I hope I explain my case clearly and provide enough information about what I have and what I need...

1

1 Answers

1
votes

1) You aren't using fencing/STONITH devices in Pacemaker or DRBD, which is why nothing happens when you unplug your network interface that DRBD is using. This isn't a scenario that Pacemaker will react to without defining fencing policies within DRBD, and STONITH devices within Pacemaker.

2) You likely are only using one ring for the Corosync communications (the same as the DRBD device), which will cause the Secondary to promote to Primary (introducing a split-brain in DRBD), until the cluster communications are reconnected and realize they have two masters, demoting one to Secondary. Again, fencing/STONITH would prevent/handle this.

3) You can set up the split-brain notification handler in your DRBD configuration.
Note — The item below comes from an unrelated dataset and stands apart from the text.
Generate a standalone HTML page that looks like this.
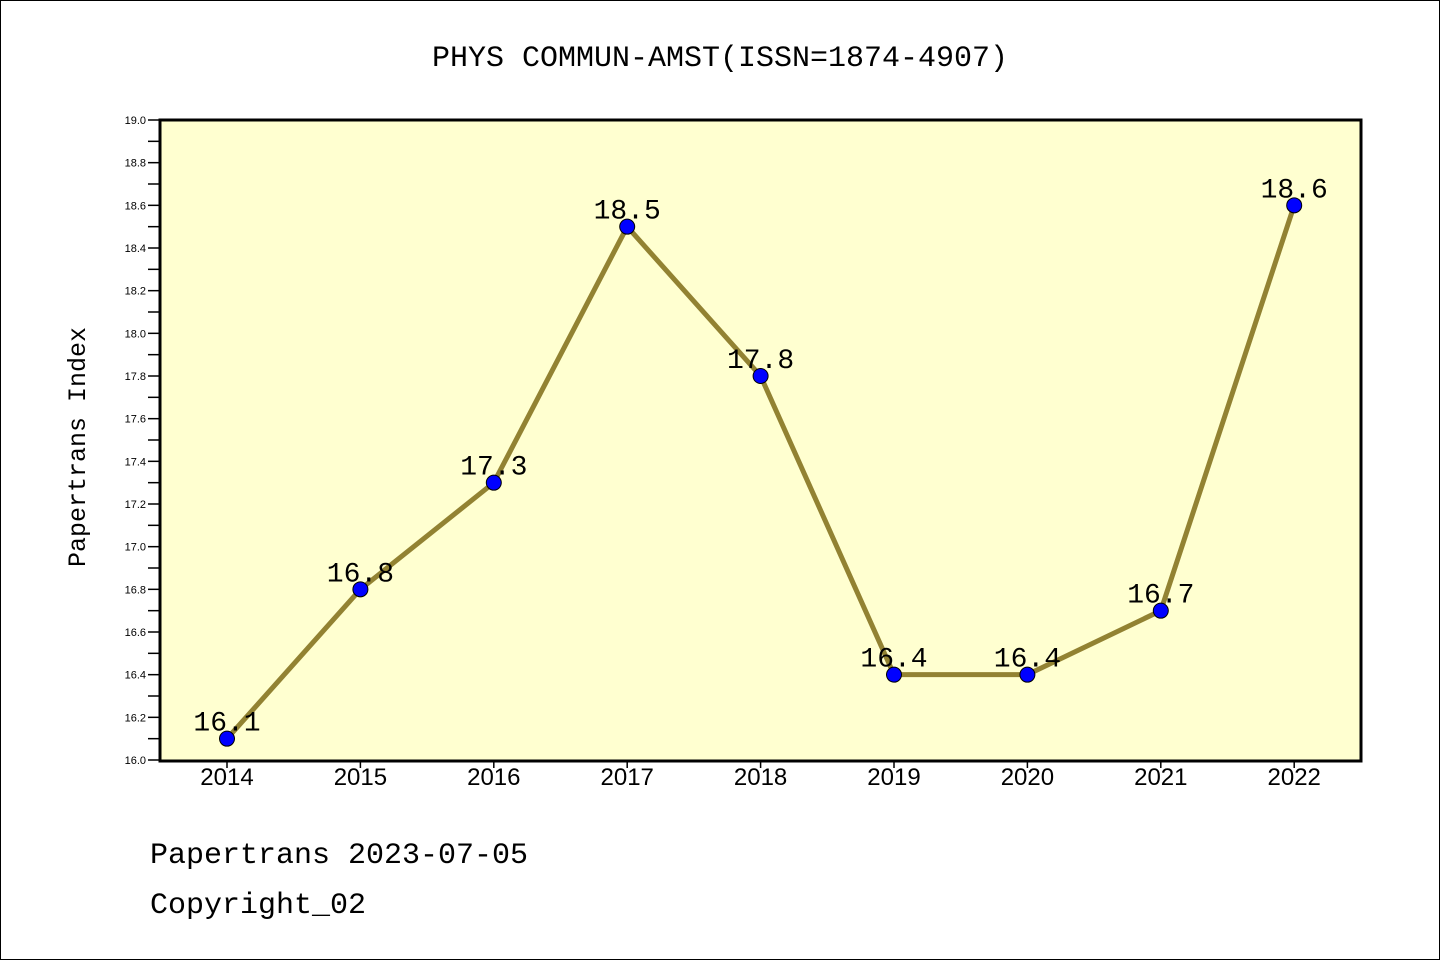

Once you have STONITH/fencing devices setup in Pacemaker, you would add the following definitions to your DRBD configuration to "fix" all the issues you mentioned in your question:

resource <resource>
  handlers {
    split-brain "/usr/lib/drbd/notify-split-brain.sh root";
    fence-peer "/usr/lib/drbd/crm-fence-peer.sh";
    after-resync-target "/usr/lib/drbd/crm-unfence-peer.sh";
    ...
  }
  disk {
    fencing resource-and-stonith;
    ...
  }
  ...
}

Setting up fencing/STONITH in Pacemaker is a little too dependent on your hardware/software for me to give you pointers on setting that up for your cluster. This should get you pointed in the right direction: http://clusterlabs.org/doc/crm_fencing.html

Hope that helps!